Memasuki sesi selanjutnya, kini membahas isu di lingkup nasional, yaitu student loan. Aspirasi yang disampaikan yaitu mengenai perjanjian student loan dengan bank, kontraprestasi yang diberi UGM, dan mispersepsi mengenai tanggung jawab pemberi student loan. Pihak rektorat menanggapi bahwa dalam kerjasama student loan ini, UGM berada pada posisi mitra dan hanya berperan mengizinkan mahasiswanya ditawarkan student loan. Seluruh peraturan, syarat, ketentuan, dan risiko student loan akan diatur dan ditanggung oleh bank bersangkutan. Selain itu, pihak rektorat menyatakan bahwa tidak membuat instruksi yang mewajibkan mahasiswanya untuk menggunakan layanan student loan. “Bagi mahasiswa yang tidak membutuhkan student loan, tidak perlu mengambil,” tegas Panut Mulyono.

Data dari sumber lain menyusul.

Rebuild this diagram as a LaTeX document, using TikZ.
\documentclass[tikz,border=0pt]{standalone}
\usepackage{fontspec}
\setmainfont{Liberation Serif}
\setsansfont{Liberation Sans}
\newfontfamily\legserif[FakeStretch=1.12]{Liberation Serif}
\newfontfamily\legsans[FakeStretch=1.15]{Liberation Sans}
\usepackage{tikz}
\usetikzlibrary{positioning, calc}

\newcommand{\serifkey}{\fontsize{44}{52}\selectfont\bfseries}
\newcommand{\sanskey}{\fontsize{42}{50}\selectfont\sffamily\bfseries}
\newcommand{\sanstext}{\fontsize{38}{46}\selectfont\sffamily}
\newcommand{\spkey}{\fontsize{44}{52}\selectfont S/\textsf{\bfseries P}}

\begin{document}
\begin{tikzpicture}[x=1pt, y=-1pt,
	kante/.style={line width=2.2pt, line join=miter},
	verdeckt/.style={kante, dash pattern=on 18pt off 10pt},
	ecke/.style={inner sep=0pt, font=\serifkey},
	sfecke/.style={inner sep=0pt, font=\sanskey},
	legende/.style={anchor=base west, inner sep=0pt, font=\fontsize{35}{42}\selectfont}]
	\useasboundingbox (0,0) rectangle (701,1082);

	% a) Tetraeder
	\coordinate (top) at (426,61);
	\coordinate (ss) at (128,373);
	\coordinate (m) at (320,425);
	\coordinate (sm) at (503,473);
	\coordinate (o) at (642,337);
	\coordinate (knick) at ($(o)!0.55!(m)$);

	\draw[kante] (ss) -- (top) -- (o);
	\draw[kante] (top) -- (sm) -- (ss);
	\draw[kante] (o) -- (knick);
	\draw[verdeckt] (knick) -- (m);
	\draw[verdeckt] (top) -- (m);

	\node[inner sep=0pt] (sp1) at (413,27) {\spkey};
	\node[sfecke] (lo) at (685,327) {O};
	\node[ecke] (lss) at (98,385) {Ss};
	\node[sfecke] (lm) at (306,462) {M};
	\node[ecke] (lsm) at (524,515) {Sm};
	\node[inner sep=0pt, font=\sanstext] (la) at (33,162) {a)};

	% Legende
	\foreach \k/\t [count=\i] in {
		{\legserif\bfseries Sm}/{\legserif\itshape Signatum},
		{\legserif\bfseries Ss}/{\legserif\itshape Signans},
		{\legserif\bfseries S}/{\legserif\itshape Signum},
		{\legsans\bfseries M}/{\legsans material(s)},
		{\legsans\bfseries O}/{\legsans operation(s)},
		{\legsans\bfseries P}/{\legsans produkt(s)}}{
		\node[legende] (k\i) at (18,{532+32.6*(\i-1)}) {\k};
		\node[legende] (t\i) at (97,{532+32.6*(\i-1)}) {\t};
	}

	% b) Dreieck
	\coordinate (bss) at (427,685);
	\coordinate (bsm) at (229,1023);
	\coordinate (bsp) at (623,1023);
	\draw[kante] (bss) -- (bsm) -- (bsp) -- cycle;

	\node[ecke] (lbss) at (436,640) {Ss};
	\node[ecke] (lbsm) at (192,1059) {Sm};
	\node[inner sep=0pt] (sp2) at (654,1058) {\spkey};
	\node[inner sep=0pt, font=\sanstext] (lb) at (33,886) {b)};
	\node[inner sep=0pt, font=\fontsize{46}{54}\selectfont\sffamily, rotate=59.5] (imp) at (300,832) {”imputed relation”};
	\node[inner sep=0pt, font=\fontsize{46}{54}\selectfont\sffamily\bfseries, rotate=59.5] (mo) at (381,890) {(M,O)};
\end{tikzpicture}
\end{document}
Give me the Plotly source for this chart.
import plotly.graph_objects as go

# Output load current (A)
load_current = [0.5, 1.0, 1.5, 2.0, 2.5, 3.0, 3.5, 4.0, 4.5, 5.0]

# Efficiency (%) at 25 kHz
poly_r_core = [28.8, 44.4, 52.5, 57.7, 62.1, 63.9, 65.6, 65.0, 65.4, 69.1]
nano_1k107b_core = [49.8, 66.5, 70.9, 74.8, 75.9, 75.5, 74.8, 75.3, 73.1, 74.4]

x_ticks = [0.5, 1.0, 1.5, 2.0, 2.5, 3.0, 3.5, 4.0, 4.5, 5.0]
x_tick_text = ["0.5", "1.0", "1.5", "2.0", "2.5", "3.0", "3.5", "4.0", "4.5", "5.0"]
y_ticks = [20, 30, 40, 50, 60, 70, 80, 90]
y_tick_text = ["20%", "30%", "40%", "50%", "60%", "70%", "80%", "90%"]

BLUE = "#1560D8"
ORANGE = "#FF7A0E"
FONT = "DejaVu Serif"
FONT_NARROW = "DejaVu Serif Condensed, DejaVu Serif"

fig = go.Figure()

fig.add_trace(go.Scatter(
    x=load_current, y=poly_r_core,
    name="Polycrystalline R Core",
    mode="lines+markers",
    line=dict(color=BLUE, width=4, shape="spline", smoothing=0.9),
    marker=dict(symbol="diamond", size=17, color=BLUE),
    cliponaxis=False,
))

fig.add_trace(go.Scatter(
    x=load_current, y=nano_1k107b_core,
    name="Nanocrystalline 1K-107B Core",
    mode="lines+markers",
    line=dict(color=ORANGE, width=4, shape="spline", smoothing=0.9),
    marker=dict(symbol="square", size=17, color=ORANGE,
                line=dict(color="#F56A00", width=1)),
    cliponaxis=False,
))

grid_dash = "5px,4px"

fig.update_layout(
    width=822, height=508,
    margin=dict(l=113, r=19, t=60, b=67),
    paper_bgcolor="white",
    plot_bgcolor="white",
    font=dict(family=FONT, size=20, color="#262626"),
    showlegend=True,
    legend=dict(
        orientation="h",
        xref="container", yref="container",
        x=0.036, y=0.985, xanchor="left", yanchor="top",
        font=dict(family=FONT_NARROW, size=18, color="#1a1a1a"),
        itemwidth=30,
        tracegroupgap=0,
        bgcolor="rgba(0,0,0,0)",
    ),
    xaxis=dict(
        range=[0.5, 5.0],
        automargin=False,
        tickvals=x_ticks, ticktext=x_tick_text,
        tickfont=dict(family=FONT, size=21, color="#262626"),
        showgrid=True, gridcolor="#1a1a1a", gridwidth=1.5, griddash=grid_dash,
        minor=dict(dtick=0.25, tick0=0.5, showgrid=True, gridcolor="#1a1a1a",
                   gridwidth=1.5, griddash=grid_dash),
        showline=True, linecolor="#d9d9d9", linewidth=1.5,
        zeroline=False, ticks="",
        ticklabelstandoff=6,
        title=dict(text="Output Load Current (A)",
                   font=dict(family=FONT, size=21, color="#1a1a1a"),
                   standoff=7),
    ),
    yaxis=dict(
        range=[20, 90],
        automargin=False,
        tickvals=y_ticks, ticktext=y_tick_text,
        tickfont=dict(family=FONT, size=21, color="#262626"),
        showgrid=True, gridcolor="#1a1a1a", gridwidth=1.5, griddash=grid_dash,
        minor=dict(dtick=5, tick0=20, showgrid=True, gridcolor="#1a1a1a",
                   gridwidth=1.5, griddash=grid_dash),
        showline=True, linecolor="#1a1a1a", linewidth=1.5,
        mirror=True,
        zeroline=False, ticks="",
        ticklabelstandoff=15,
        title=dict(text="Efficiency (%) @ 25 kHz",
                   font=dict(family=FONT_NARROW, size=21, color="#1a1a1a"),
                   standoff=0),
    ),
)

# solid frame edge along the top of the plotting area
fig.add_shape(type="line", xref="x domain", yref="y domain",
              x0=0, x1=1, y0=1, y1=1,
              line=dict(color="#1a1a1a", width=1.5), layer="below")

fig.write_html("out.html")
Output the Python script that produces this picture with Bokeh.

Menjelang pukul 17.00 WIB, sesi bebas dibuka dengan mendiskusikan perihal Evaluasi Dosen oleh Mahasiswa (EDOM) yang dinilai kurang efektif oleh mahasiswa. Akan tetapi, belum ditemukan jalan keluar yang tepat mengenai permasalah ini. Sesi juga diisi dengan penyampaian kritik dan saran kepada pihak rektorat mengenai hubungan kemitraan antara mahasiswa dan universitas untuk melibatkan mahasiswa sebagai upaya pemenuhan konstitusi.